9. Just a word or two more about this, for we must discriminate thoroughly well before we come to the promise. It is too rich and precious to be bestowed on the wrong people, and there are some who hope to get this promise, who feel that they must not take it. We must be among those who seek the Lord heartily, not merely saying that we do, or wishing that we did, but, filled with the Holy Spirit, and in the power of his blessed residence in our souls, we must be panting after God’s glory heartily, otherwise I do not see that we can put our hands on the promise without presumption. We must be seeking it honestly, too, for there is a way of seeking God’s good and your own at the same time — I mean having a sinister and selfish motive. We may preach, and not be preaching only for God at all. A man may live in the Sanctuary, in holy engagements from morning until night, and yet may never ardently, intensely seek the Lord. A man may be a great giver to charities, a great attender at prayer meetings, a great doer of all kinds of Christian work, and yet he may never seek the Lord, but may yet be seeking to have his name known, to be noted as a generous man, or be merely seeking to get merit for himself, or satisfaction for his own conscience. It is an absolutely honest desire to serve and glorify God while we are here that is meant in the text. If we have that — and I think we may readily see whether we have that or not — then the word of the psalmist is true for us.

10. We must seek God’s glory heartily, honestly, and we must seek it most obediently. A man cannot say, “I am seeking God’s glory,” when he knows he is disobeying God’s command in what he is doing. How can I say that I am desiring to glorify God by following a pursuit which is sinful, by not restraining my anger, and speaking rashly; by giving rein to my passions, by indulging my own desires, by being proud and domineering over my fellow Christians, or by being pliant, fearful, timid in an unholy manner, and not being bold for God and for his truth? No, we must watch ourselves very narrowly and cautiously. We must be very careful of our own spirits. We soon get off the rails. Even when we are keeping correct outwardly, we may be getting very inconsistent inwardly by forgetting that the first, last, midst, and sole object of a blood-bought spirit is to live for Christ, and that if saints on earth were what they should be, they would be as constantly God’s servants as the angels are in heaven; they would be as much messengers of God in their daily calling as the seraphs are before the eternal throne. Oh! when will the Spirit of God lift us up to anything like this? Most of us are still hunting after things that will melt beneath the sun, or rot beneath the moon. We are gathering up shadows for ourselves, things which have no permanent substance: seeking self, seeking anything rather than the blessed God. Lord! forgive us this sin in which we have fallen into, and make us really such as truly seek the Lord!
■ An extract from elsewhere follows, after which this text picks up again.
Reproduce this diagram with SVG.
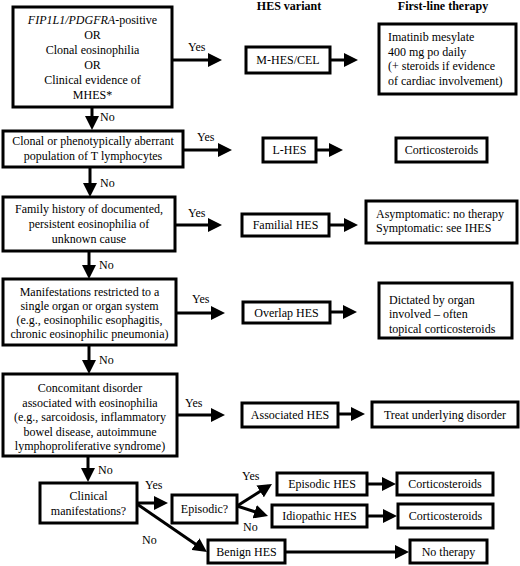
<svg xmlns="http://www.w3.org/2000/svg" width="520" height="566" viewBox="0 0 520 566">
<style>
text{font-family:'Liberation Serif','DejaVu Serif',serif;font-size:12px;fill:#000}
.c{text-anchor:middle}
.h{font-weight:bold;text-anchor:middle}
.box{fill:#fff;stroke:#000;stroke-width:3}
.ln{stroke:#000;stroke-width:3;fill:none}
</style>
<defs>
<marker id="ah" markerWidth="14" markerHeight="14" refX="10" refY="7" orient="auto" markerUnits="userSpaceOnUse">
<path d="M0,0 L14,7 L0,14 z" fill="#000"/>
</marker>
</defs>
<rect width="520" height="566" fill="#fff"/>
<g id="headers">
<text class="h" x="289" y="10">HES variant</text>
<text class="h" x="443" y="10">First-line therapy</text>
</g>
<g id="connectors">
<line class="ln" x1="172" y1="60" x2="218" y2="60" marker-end="url(#ah)"/>
<line class="ln" x1="330" y1="60" x2="354" y2="60" marker-end="url(#ah)"/>
<line class="ln" x1="92" y1="107" x2="92" y2="126" marker-end="url(#ah)"/>
<line class="ln" x1="183" y1="150" x2="228" y2="150" marker-end="url(#ah)"/>
<line class="ln" x1="316" y1="150" x2="339" y2="150" marker-end="url(#ah)"/>
<line class="ln" x1="90" y1="167" x2="90" y2="193" marker-end="url(#ah)"/>
<line class="ln" x1="175" y1="225" x2="218" y2="225" marker-end="url(#ah)"/>
<line class="ln" x1="329" y1="225" x2="354" y2="225" marker-end="url(#ah)"/>
<line class="ln" x1="89" y1="251" x2="89" y2="275" marker-end="url(#ah)"/>
<line class="ln" x1="176" y1="313" x2="221" y2="313" marker-end="url(#ah)"/>
<line class="ln" x1="330" y1="312" x2="353" y2="312" marker-end="url(#ah)"/>
<line class="ln" x1="89" y1="345" x2="89" y2="370" marker-end="url(#ah)"/>
<line class="ln" x1="177" y1="415" x2="221" y2="415" marker-end="url(#ah)"/>
<line class="ln" x1="338" y1="414" x2="361" y2="414" marker-end="url(#ah)"/>
<line class="ln" x1="88" y1="456" x2="88" y2="478" marker-end="url(#ah)"/>
<line class="ln" x1="137" y1="503" x2="164" y2="503" marker-end="url(#ah)"/>
<line class="ln" x1="137" y1="504" x2="203.7" y2="549.7" marker-end="url(#ah)"/>
<line class="ln" x1="237" y1="506" x2="268.6" y2="486.1" marker-end="url(#ah)"/>
<line class="ln" x1="237" y1="506" x2="264.2" y2="514.8" marker-end="url(#ah)"/>
<line class="ln" x1="367" y1="484" x2="392" y2="484" marker-end="url(#ah)"/>
<line class="ln" x1="367" y1="516" x2="393" y2="516" marker-end="url(#ah)"/>
<line class="ln" x1="285" y1="552" x2="405" y2="552" marker-end="url(#ah)"/>
<text x="188" y="51">Yes</text>
<text x="100" y="121">No</text>
<text x="197" y="141">Yes</text>
<text x="100" y="187">No</text>
<text x="188" y="217">Yes</text>
<text x="99" y="269">No</text>
<text x="192" y="303">Yes</text>
<text x="99" y="364">No</text>
<text x="185" y="407">Yes</text>
<text x="98" y="474">No</text>
<text x="145" y="489">Yes</text>
<text x="142" y="544">No</text>
<text x="242" y="480">Yes</text>
<text x="243" y="531">No</text>
</g>
<g id="q1">
<rect class="box" x="13" y="7" width="159" height="100"/>
<text class="c" x="92.5" y="24"><tspan font-style="italic">FIP1L1/PDGFRA</tspan>-positive</text>
<text class="c" x="92.5" y="39">OR</text>
<text class="c" x="92.5" y="54">Clonal eosinophilia</text>
<text class="c" x="92.5" y="69">OR</text>
<text class="c" x="92.5" y="84">Clinical evidence of</text>
<text class="c" x="92.5" y="99">MHES*</text>
</g>
<g id="mhes">
<rect class="box" x="246" y="47" width="84" height="26"/>
<text class="c" x="288" y="64">M-HES/CEL</text>
</g>
<g id="t1">
<rect class="box" x="379" y="24" width="137" height="70"/>
<text x="388" y="41">Imatinib mesylate</text>
<text x="388" y="55.5">400 mg po daily</text>
<text x="388" y="70">(+ steroids if evidence</text>
<text x="388" y="84.5">of cardiac involvement)</text>
</g>
<g id="q2">
<rect class="box" x="3" y="131" width="180" height="36"/>
<text class="c" x="93" y="145">Clonal or phenotypically aberrant</text>
<text class="c" x="93" y="160">population of T lymphocytes</text>
</g>
<g id="lhes">
<rect class="box" x="263" y="138" width="53" height="24"/>
<text class="c" x="289.5" y="154">L-HES</text>
</g>
<g id="t2">
<rect class="box" x="396" y="138" width="91" height="24"/>
<text class="c" x="441.5" y="154">Corticosteroids</text>
</g>
<g id="q3">
<rect class="box" x="3" y="197" width="172" height="54"/>
<text class="c" x="89" y="213">Family history of documented,</text>
<text class="c" x="89" y="228">persistent eosinophilia of</text>
<text class="c" x="89" y="243">unknown cause</text>
</g>
<g id="fhes">
<rect class="box" x="242" y="214" width="87" height="22"/>
<text class="c" x="285.5" y="229">Familial HES</text>
</g>
<g id="t3">
<rect class="box" x="366" y="201" width="151" height="42"/>
<text x="376" y="218">Asymptomatic: no therapy</text>
<text x="376" y="232">Symptomatic: see IHES</text>
</g>
<g id="q4">
<rect class="box" x="3" y="279" width="173" height="66"/>
<text class="c" x="89.5" y="296">Manifestations restricted to a</text>
<text class="c" x="89.5" y="310">single organ or organ system</text>
<text class="c" x="89.5" y="324">(e.g., eosinophilic esophagitis,</text>
<text class="c" x="89.5" y="338">chronic eosinophilic pneumonia)</text>
</g>
<g id="ohes">
<rect class="box" x="243" y="302" width="87" height="21"/>
<text class="c" x="286.5" y="317">Overlap HES</text>
</g>
<g id="t4">
<rect class="box" x="379" y="283" width="133" height="55"/>
<text x="389" y="304">Dictated by organ</text>
<text x="389" y="318">involved – often</text>
<text x="389" y="333">topical corticosteroids</text>
</g>
<g id="q5">
<rect class="box" x="3" y="374" width="174" height="82"/>
<text class="c" x="90" y="392">Concomitant disorder</text>
<text class="c" x="90" y="406.5">associated with eosinophilia</text>
<text class="c" x="90" y="421">(e.g., sarcoidosis, inflammatory</text>
<text class="c" x="90" y="435.5">bowel disease, autoimmune</text>
<text class="c" x="90" y="450">lymphoproliferative syndrome)</text>
</g>
<g id="ahes">
<rect class="box" x="242" y="403" width="96" height="24"/>
<text class="c" x="290" y="419">Associated HES</text>
</g>
<g id="t5">
<rect class="box" x="372" y="402" width="146" height="25"/>
<text class="c" x="445" y="419">Treat underlying disorder</text>
</g>
<g id="q6">
<rect class="box" x="40" y="483" width="97" height="40"/>
<text class="c" x="88.5" y="500">Clinical</text>
<text class="c" x="88.5" y="515">manifestations?</text>
</g>
<g id="q7">
<rect class="box" x="172" y="495" width="65" height="28"/>
<text class="c" x="204.5" y="513">Episodic?</text>
</g>
<g id="ehes">
<rect class="box" x="277" y="473" width="90" height="22"/>
<text class="c" x="322" y="488">Episodic HES</text>
</g>
<g id="t6">
<rect class="box" x="397" y="473" width="96" height="22"/>
<text class="c" x="445" y="488">Corticosteroids</text>
</g>
<g id="ihes">
<rect class="box" x="272" y="505" width="95" height="22"/>
<text class="c" x="319.5" y="520">Idiopathic HES</text>
</g>
<g id="t7">
<rect class="box" x="398" y="504" width="95" height="24"/>
<text class="c" x="445.5" y="520">Corticosteroids</text>
</g>
<g id="bhes">
<rect class="box" x="208" y="540" width="77" height="23"/>
<text class="c" x="246.5" y="556">Benign HES</text>
</g>
<g id="t8">
<rect class="box" x="410" y="540" width="77" height="23"/>
<text class="c" x="448.5" y="556">No therapy</text>
</g>
</svg>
11. II. Now, let us be prepared to behold: — THE PROMISE OF THE REWARD OF SUCH SEEKING.

12. “Those who seek the Lord shall not lack any good thing.” That is, not one of them. Those who first stepped into Bethesda’s pool were healed, and no others; but here everyone who steps into this pool is healed; that is to say, everyone who seeks the Lord has this promise — the least as well as the greatest: the Little-Faiths and the Much-Afraids as much as the Great-Hearts and the Stand-Fasts. Those who seek the Lord, whether they are chimney-sweeps or princes, whether they are tender children, or seasoned veterans in the Master’s great army — they shall lack no good thing. “Well, but,” someone says, “there are some of those who are in need.” They are in need? Yes, that may be, but they are not in need of any good thing. They cannot be. God’s word is against anything you say, or I say. If they seek the Lord, they shall not, they cannot, they must not lack any good thing. “Well, at any rate, they lack what appears to be a good thing.” That is very likely; the text does not say they shall not be. “Well, but they lack what they once found to be a good thing; they lack health — is that not a good thing? It was a good thing for them when they had it before, yet they lack health; does that not go against the text?” No, it does not in any way whatever. The text means this, that anything which is absolutely good for him, all circumstances being considered, no child of God shall ever lack. I read this statement in a work by that good old Puritan, Mr. Clarkson, which stayed with me when I read it some time ago. I think the words were these, “If it were a good thing for God’s people for sin, Satan, sorrow, and affliction to be abolished, Christ would blot them out within five minutes, and if it were a good thing for the seeker of the Lord to have all the kingdoms of this world laid at his feet, and for him to be made a prince, Jesus would make him a prince before the sun rose again.” If it were absolutely, all things being considered, a good thing for him, he must have it, for Christ would be sure to keep his word. He has said he shall not lack it, and he would not let his child lack it, whatever it might be, if it were really, absolutely, and in itself, all things considered, a good thing.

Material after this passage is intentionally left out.